Bonus : la fausse promesse de la compensation carbone

La compensation carbone est souvent brandie comme une solution miracle : “On pollue, mais on compense”.

En réalité, ce mécanisme pose de nombreux problèmes :

– Il encourage l’inaction : au lieu de réduire, on achète des crédits.
– Il donne l’impression qu’il est possible de “neutraliser” ses émissions… ce qui est scientifiquement faux.
– Les projets financés (plantation d’arbres, énergies renouvelables, etc.) sont souvent mal contrôlés, difficiles à évaluer, voire inefficaces.

La compensation carbone peut avoir un rôle complémentaire, mais elle ne doit jamais remplacer des mesures de réduction.

Et nous, dans tout ça ?

En tant que consommateur, nous ne sommes pas responsables du greenwashing. Pour autant, nous pouvons tous, à notre échelle, aiguiser notre esprit critique et agir pour faire cesser ces pratiques.

Quelques réflexes utiles :

Vérifier les labels et certifications (reconnues et contrôlées).
Lire au-delà des slogans : qu’en est-il de la composition ? De l’origine des matériaux ? Des engagements chiffrés ?
Éviter les promesses floues : “éthique”, “écolo”, “bon pour la planète”… sans preuve, ces mots ne valent rien.
Favoriser la transparence, la traçabilité, et la cohérence globale de l’entreprise.

Pourquoi c’est important ?

Parce que le greenwashing ralentit la transition écologique.
Il crée de la confusion chez les consommateurs, un faux sentiment de sécurité qui freine la prise de conscience mais aussi une concurrence déloyale pour les entreprises réellement engagées,

Et à terme, il décrédibilise les démarches authentiques, mine la confiance, et réduit notre capacité collective à agir efficacement.

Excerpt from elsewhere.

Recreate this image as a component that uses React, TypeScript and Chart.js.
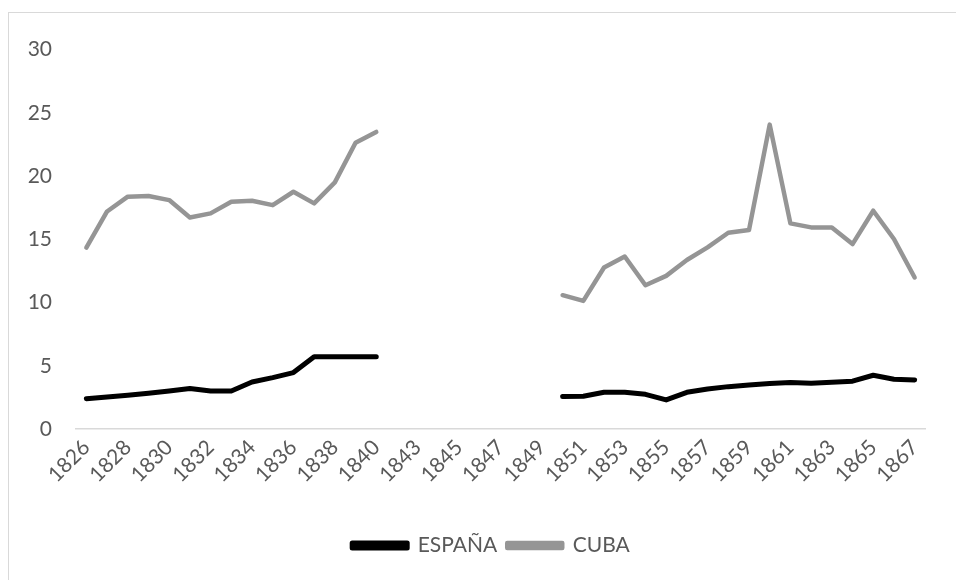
import React, { useEffect, useRef } from "react";
import { Chart, registerables } from "chart.js";

Chart.register(...registerables);

const years: string[] = [
  "1826", "1827", "1828", "1829", "1830", "1831", "1832", "1833", "1834", "1835",
  "1836", "1837", "1838", "1839", "1840", "1842", "1843", "1844", "1845", "1846",
  "1847", "1848", "1849", "1850", "1851", "1852", "1853", "1854", "1855", "1856",
  "1857", "1858", "1859", "1860", "1861", "1862", "1863", "1864", "1865", "1866",
  "1867",
];

const espana: (number | null)[] = [
  2.4, 2.53, 2.67, 2.83, 3.01, 3.2, 3.01, 3.01, 3.72, 4.06, 4.46, 5.72, 5.72, 5.72, 5.72,
  null, null, null, null, null, null, null, null,
  2.56, 2.59, 2.9, 2.9, 2.74, 2.3, 2.9, 3.17, 3.35, 3.48, 3.59, 3.67, 3.62, 3.7, 3.78,
  4.25, 3.94, 3.88,
];

const cuba: (number | null)[] = [
  14.35, 17.2, 18.37, 18.42, 18.1, 16.73, 17.05, 17.97, 18.05, 17.7, 18.76, 17.84, 19.5,
  22.64, 23.49,
  null, null, null, null, null, null, null, null,
  10.58, 10.13, 12.77, 13.64, 11.37, 12.11, 13.36, 14.36, 15.52, 15.73, 24.07, 16.26,
  15.94, 15.94, 14.62, 17.26, 15.02, 11.98,
];

const yTicks = { min: 0, max: 30, step: 5 };

const legendShift = {
  id: "legendShift",
  afterLayout(chart: any) {
    const lg = chart.legend;
    if (lg) {
      lg.left += 24;
      lg.right += 24;
    }
  },
};

export default function App() {
  const ref = useRef<HTMLCanvasElement | null>(null);

  useEffect(() => {
    if (!ref.current) return;
    const font = { family: "Lato, 'Open Sans', sans-serif", size: 21 };
    const chart = new Chart(ref.current, {
      type: "line",
      plugins: [legendShift],
      data: {
        labels: years,
        datasets: [
          {
            label: "ESPAÑA",
            data: espana,
            borderColor: "#000000",
            backgroundColor: "#000000",
            borderWidth: 5,
            pointRadius: 0,
            borderJoinStyle: "round",
            borderCapStyle: "round",
            spanGaps: false,
            tension: 0,
          },
          {
            label: "CUBA",
            data: cuba,
            borderColor: "#959595",
            backgroundColor: "#959595",
            borderWidth: 4.5,
            pointRadius: 0,
            borderJoinStyle: "round",
            borderCapStyle: "round",
            spanGaps: false,
            tension: 0,
          },
        ],
      },
      options: {
        animation: false,
        responsive: false,
        maintainAspectRatio: false,
        layout: { padding: { left: 0, right: 31, top: 36, bottom: 14 } },
        plugins: {
          tooltip: { enabled: false },
          legend: {
            position: "bottom",
            labels: {
              boxWidth: 55,
              boxHeight: 5,
              color: "#595959",
              font,
              padding: 10,
            },
          },
        },
        scales: {
          x: {
            offset: true,
            grid: { display: false, drawTicks: false },
            border: { display: true, color: "#d9d9d9", width: 1.5 },
            ticks: {
              autoSkip: false,
              maxRotation: 45,
              minRotation: 45,
              color: "#595959",
              font,
              padding: 6,
              callback: (_v: any, i: number) => (i % 2 === 0 ? years[i] : ""),
            },
            afterFit: (s: any) => {
              s.height = 96;
            },
          },
          y: {
            min: yTicks.min,
            max: yTicks.max,
            grid: { display: false, drawTicks: false },
            border: { display: false },
            ticks: {
              stepSize: yTicks.step,
              color: "#595959",
              font,
              padding: 24,
            },
            afterFit: (s: any) => {
              s.width = 67;
            },
          },
        },
      },
    });
    return () => chart.destroy();
  }, []);

  return (
    <div
      style={{
        position: "fixed",
        left: 8,
        top: 12,
        width: 948,
        height: 568,
        borderLeft: "1px solid #d9d9d9",
        borderTop: "1px solid #d9d9d9",
        background: "#ffffff",
      }}
    >
      <canvas ref={ref} width={947} height={567} style={{ display: "block" }} />
    </div>
  );
}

Sobriété ne rime pas seulement avec “moins”, mais aussi avec lucidité. Choisir de consommer en conscience, c’est aussi refuser d’être complice involontaire du greenwashing.

Cela demande de la vigilance, parfois un peu de temps, mais c’est un levier puissant pour faire bouger les lignes. Car les entreprises finiront toujours par s’adapter à ce que nous demandons réellement. À nous d’exiger du fond, pas de la poudre aux yeux.